일렉시드 RR: Illeksideu MR: Illeksidŭ
- Genre: Action; Fantasy;
- Author: Jeho Son [ko]
- Illustrator: Zhena
- Webtoon service: Naver Webtoon (Korean); Line Webtoon,Inklore (Print) (English);
- Original run: October 2, 2018 – present
- Directed by: Hiroshi Nishikiori
- Written by: Yōsuke Kuroda
- Music by: Taku Iwasaki
- Studio: Dandelion Animation Studio
- Licensed by: Crunchyroll
- Original run: 2027 – scheduled

= Eleceed =

South Korean manhwa series

Eleceed is a South Korean manhwa released as a webtoon written by Jeho Son and illustrated by Zhena. It has been serialized on Naver Corporation's webtoon platform Naver Webtoon since October 2018. An anime television series adaptation produced by Dandelion Animation Studio is set to premiere in early 2027.

==Synopsis==
Jiwoo Seo is a regular high schooler, who fears his power of super speed. One night, he finds an injured street cat, which is surprisingly capable of human speech. The cat introduces himself as Kayden Break and reveals the secret existence of Awakeners to Jiwoo. Thus begins Jiwoo's journey as an Awakener.

==Characters==
- Jiwoo Seo / Yu Kazahaya

 A kind-hearted high schooler who loves street cats. He lives alone in Seoul, while his mother works as a scientist overseas. His Awakened ability is super speed, but acquires the electricity attribute under Kayden's tutelage. Hence the title, "Eleceed" (Electricity+Speed). He's very kind-hearted, and often makes friends with those he encounters.
- Kayden Break / Kayden
 One of the most dangerous and notorious Awakeners in the world, he is obsessed with battles and becoming stronger. His ambition is to fight the top 10 world rankers, the strongest Awakeners in the world. At the start of the story, he is injured by three of the top 10 world rankers, forcing him to flee to South Korea. He accidentally transforms into a fat street cat in an attempt to hide from his pursuers. Jiwoo discovers an injured Kayden and takes him home. Eventually, Kayden and Jiwoo's acquaintance evolves into a master and apprentice bond. Kayden's Awakened ability is electricity.
- Jiyoung Yoo / Amane Yanagi

 She is the young and influential chairwoman of the Shinhwa Association, widely regarded as the strongest Awakener in South Korea. With her powerful command over wind, she holds significant authority in the Awakener world. As the protector of her jurisdiction, she often involves herself in matters of importance — including the well-being of Jiwoo Seo, the promising young Awakener living under her watch. Initially offering him support as a mentor and sponsor, Jiyoung’s relationship with Jiwoo gradually evolves beyond simple duty. Subtle moments between them hint at a deepening emotional bond, suggesting that something more than just protection or guidance may be growing between the two.
- Jisuk Yoo / Sota Yanagi

- Wooin / Jin Tatsuoka

- Dr. Delein

- Kartein
 Kartein is an awakened one. He is known for his ability to make impenetrable defense and heal almost any ailment or injury. However, he often denies treatment to awakened ones that seek him, even denying the most luxurious of payments.

==Production==
The main character, Jiwoo Seo, was inspired by K-pop musician Kang Daniel.

==Media==

===Manhwa===
Written by Jeho Son and illustrated by Zhena, the manhwa began serialization on Naver Webtoon on October 2, 2018. Line Webtoon has been publishing the series in English since 2019.

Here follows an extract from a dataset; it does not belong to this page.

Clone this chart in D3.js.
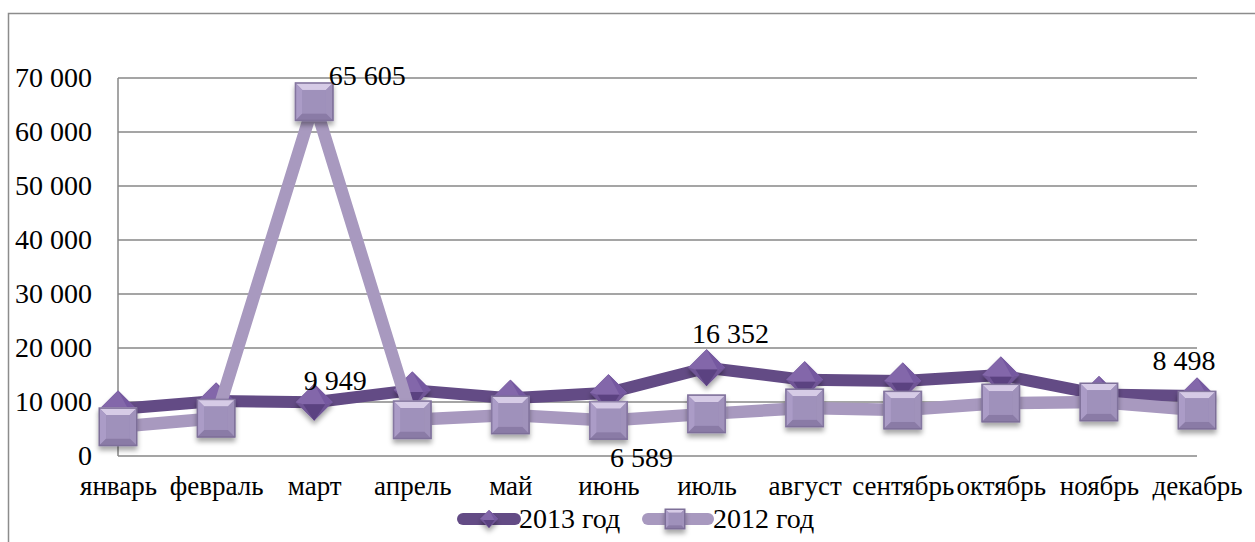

Penguin Random House imprint Inklore is set to publish the manhwa in print beginning in January 2027.

===Anime===
An anime television series adaptation was announced on July 1, 2025. It is set to be directed by Hiroshi Nishikiori and produced by Dandelion Animation Studio, with Yōsuke Kuroda writing the scripts, Minami Sakura designing the characters, and Taku Iwasaki composing the music. The series was originally scheduled for 2026, but was later delayed. It is set to premiere in early 2027. Crunchyroll will stream the series.

===Video game===
A mobile game based on the manhwa was announced in 2023. It is being developed by Action Square, with Naver Webtoon subsidiary Studio Lico set to publish it.

==Reception==
In 2022, the series, along with Marry My Husband, garnered the most payments of any title on Naver Webtoon.

Emedo Ashibeze of Screen Rant liked the story and characters, particularly enjoying the development of the side characters. He also felt the main character's development was well-balanced.